For now, I'll just note the loss of syllable-final /s/  in the question's pronunciation of "mayúscula minúscula":

[For some linguistic background (totally unrelated to capitalization and only marginally related to pop music), see the section on "Spanish /s/ Lenition" in this paper.]

 



12 Comments »

  1. Laura Morland said,

    January 22, 2025 @ 10:10 am

    My Spanish is minimal, but I believe that Bad Bunny said that he was searching for a creative way to make his song titles sTaNd OuT.

    He succeeded!

  2. J.W. Brewer said,

    January 22, 2025 @ 10:40 am

    I'm looking right now at what purports to be a scan of the album's back cover, and the variation of case in the song titles is quite minimal. Most seem to be ALLCAPS with a single lower-cased intrusion. E.g. "BAILE INoLVIDABLE" and "PERFuMITO NUEVO." The lower-cased ones in the song titles are almost always vowels except for DtMF, which is perhaps an initialism and lacks an obvious vowel.

    "Not as cool as the distinctive fonts Led Zeppelin sometimes used to use!" said one aging LL commenter while yelling at a cloud in the sky.

  3. Mark Liberman said,

    January 22, 2025 @ 10:52 am

    @J.W. Brewer: " [T]he variation of case in the song titles is quite minimal. Most seem to be ALLCAPS with a single lower-cased intrusion.":

    As the OP put it, "the initialized title track "DtMF" has three upper-case consonants and one lower-case consonant. All the other track names employ all upper-case letters, except for exactly one lower-case vowel in each of them."

    So, yes…

  4. Gregory Kusnick said,

    January 22, 2025 @ 11:30 am

    Back in my online gaming days (late 90s to mid-aughts) it was considered cool (for reasons that still escape me) to choose screen names with wEiRd CaPiTaLiZaTiOn. Bad Bunny, born in 1994, would have grown up during this era, if that's of any relevance.

  5. Mark Liberman said,

    January 22, 2025 @ 12:53 pm

    @Gregory Kusnick:

    Version 4.4.7 of the Jargon File has an entry for "studlycaps":

    A hackish form of silliness similar to BiCapitalization for trademarks, but applied randomly and to arbitrary text rather than to trademarks. ThE oRigiN and SigNificaNce of thIs pRacTicE iS oBscuRe.

  6. JimG said,

    January 22, 2025 @ 1:55 pm

    Weird, from a cursory look, without having heard anything.

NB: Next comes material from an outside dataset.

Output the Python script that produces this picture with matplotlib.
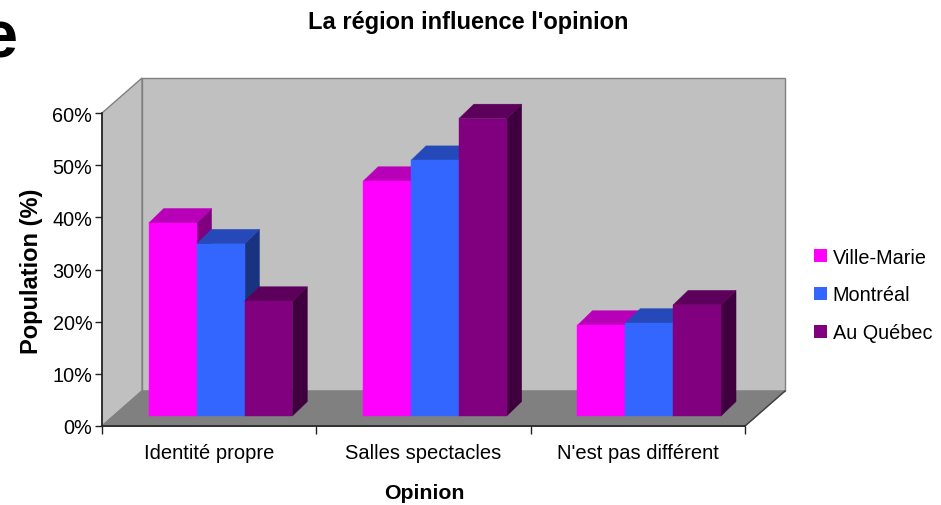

    1 lowercase vowel (only vowels) per title.
    Exceptions: Album title and final i of Hawaii

    Lowercase in the main/longest element of the title.
    Exception: NUEVAYoL (? PR translation/pronunciation of New York?)

  7. DJL said,

    January 22, 2025 @ 5:17 pm

    Odd to see 'club' with a diacritic, I don't think I have ever seen that in Spanish before. (The diacritics in veldá, for 'verdad', and in tecré, for 'te crees', are more common when dropping a word's last sound).

  8. J.W. Brewer said,

    January 22, 2025 @ 7:18 pm

    As Prof. Liberman points out, my original research inspired by the original post was kind of pointless since I would have learned the same thing had I scrolled down further and read the entirety of the original post. All I can say, not by way of exculpation, is that apparently the original post's mixture of text followed by screenshots followed by more text (and then more screenshots) fooled my insufficiently-attentive eye into thinking I'd reached the end of the post before it had, in fact, ended.

    This is why, in certain contexts but not all, the https://en.wikipedia.org/wiki/-30- convention arose. If there is an agreed explicit convention for indicating the end of something, not having yet seen the agreed indication is a strong signal to keep scrolling down. Absent such a convention, we need to pay better attention and not be fooled by formatting vagaries. (In the old days when I worked in radio, you needed to avoid being fooled by certain records that had a "false ending" with a moment of silence before the song resumed, lest you be "burned" by starting to talk on mike on the false assumption the song was over. Public-spirited fellow DJ's would sometimes annotate the cardboard jackets containing such records in marker or ballpoint, warning that the silence such-and-such minutes-and-seconds in was a ruse you shouldn't fall for.)

  9. Philip Taylor said,

    January 23, 2025 @ 7:09 am

    From my days with the GPO ("General Post Office", but to its employees "God's Poor Orphans"), I seem to recall that telexes were introduced by ZCZC and ended with NNNN

  10. Chris Button said,

    January 23, 2025 @ 9:35 pm

    In "DeBÍ TiRAR MáS FOToS", it essentially aligns with stress placement, albeit with a capital letter at the start of each word and single-syllable MáS just being weird.

    That theory dies not seem to hold across the song titles though.

  11. Peter Erwin said,

    January 24, 2025 @ 2:24 pm

    For now, I'll just note the loss of syllable-final /s/ in the question's pronunciation of "mayúscula minúscula"

    Something very similar happens in the Spanish of the Canary Islands, though my memory is that it mostly happens a) at the end of a word; or b) before another consonant (as is the case in both of your examples).

    This made it fun trying to tell the difference between the island of La Palma and the city of Las Palmas (on the island of Gran Canaria).

  12. Nat J said,

    January 26, 2025 @ 11:33 pm

    It seems to be that there are two distinct ways to interpret these capitalization schemes:

    1) They could be intended as an essential part of the name of each track and the album, in which case the press is obligated to respect the capitalization when discussing the tracks in order to "correctly" use the name.

    2) The erratic capitalization is a decorative choice that is just a part of the aesthetics of the album cover. In this case, they aren't an essential part of the names, and the music press can and should use their standard policies on capitalization.

    I'm sure there's a more precise and technical way of characterizing this distinction. I'm curious what that would be. Or maybe this isn't a real distinction at all.